On 2003.06.17 19:07 Michael Vanier wrote:
> 
> I think syntax is important, but not in the way most people think.  I like
> s-expression syntax not because it's the prettiest (it isn't), or because
> it's the most readable (it isn't), but because it's the most scalable.  You
> can, in effect, beat the living crap out of it (e.g. with macros) and it
> still looks the same.

You are certainly right in placing a high value on the resiliency of the
underlying paradigm, but prettiness and readability do count for a lot
too.  "Prettiness", to me, is just another name for a closely related set
of qualities -- symmetry, rhythm, expressive economy, visual balance --
which greatly influence both the efficiency and gratification of
programming in that language.  Readability is the key to comprehensibility,
which is the antecedent to maintainability, extensibility and reusability.

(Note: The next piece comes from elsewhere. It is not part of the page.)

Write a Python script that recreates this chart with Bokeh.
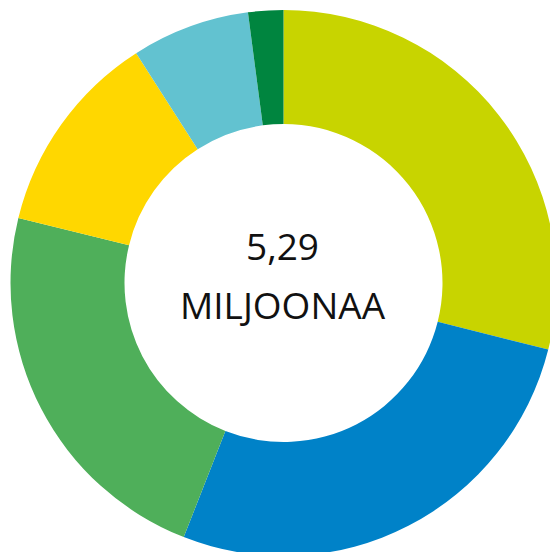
import math
from bokeh.plotting import figure
from bokeh.models import ColumnDataSource, Range1d
from bokeh.core.properties import value
from bokeh.embed import file_html
from bokeh.resources import INLINE

# Data (millions), clockwise from 12 o'clock
values = [1.53, 1.43, 1.21, 0.64, 0.37, 0.11]
colors = ["#C8D400", "#0082C8", "#4FAF5A", "#FFD700", "#62C2D0", "#00853F"]
center_lines = ["5,29", "MILJOONAA"]

W, H = 550, 552
cx, cy = 283, H - 282.5
r_out, r_in = 273, 159

total = sum(values)
starts, ends = [], []
acc = 0.0
for v in values:
    starts.append(math.pi / 2 - 2 * math.pi * acc / total)
    acc += v
    ends.append(math.pi / 2 - 2 * math.pi * acc / total)

src = ColumnDataSource(dict(x=[cx] * len(values), y=[cy] * len(values),
                            start=starts, end=ends, color=colors))

p = figure(width=W, height=H, output_backend="svg", toolbar_location=None,
           x_range=Range1d(0, W), y_range=Range1d(0, H),
           min_border=0, min_border_left=0, min_border_right=0,
           min_border_top=0, min_border_bottom=0)
p.axis.visible = False
p.grid.visible = False
p.outline_line_color = None
p.background_fill_color = "white"
p.border_fill_color = "white"

p.annular_wedge(x="x", y="y", inner_radius=r_in, outer_radius=r_out,
                start_angle="start", end_angle="end", direction="clock",
                fill_color="color", line_color=None, source=src)

p.text(x=[282, 282], y=[H - 246, H - 304], text=center_lines,
       text_font=value("Open Sans"), text_font_size="37px",
       text_color="#111111", text_align="center", text_baseline="alphabetic")

open("out.html", "w").write(file_html(p, INLINE))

I can't help but conclude that any language which can maintain an active
following among programmers over the course of decades while spawning
multiple generations of viable offspring must be doing something right.
There are two such languages that I know of, Lisp and C (you can argue
if you want that C is a derivative of earlier languages, but no one I know
of is programming in any of those languages).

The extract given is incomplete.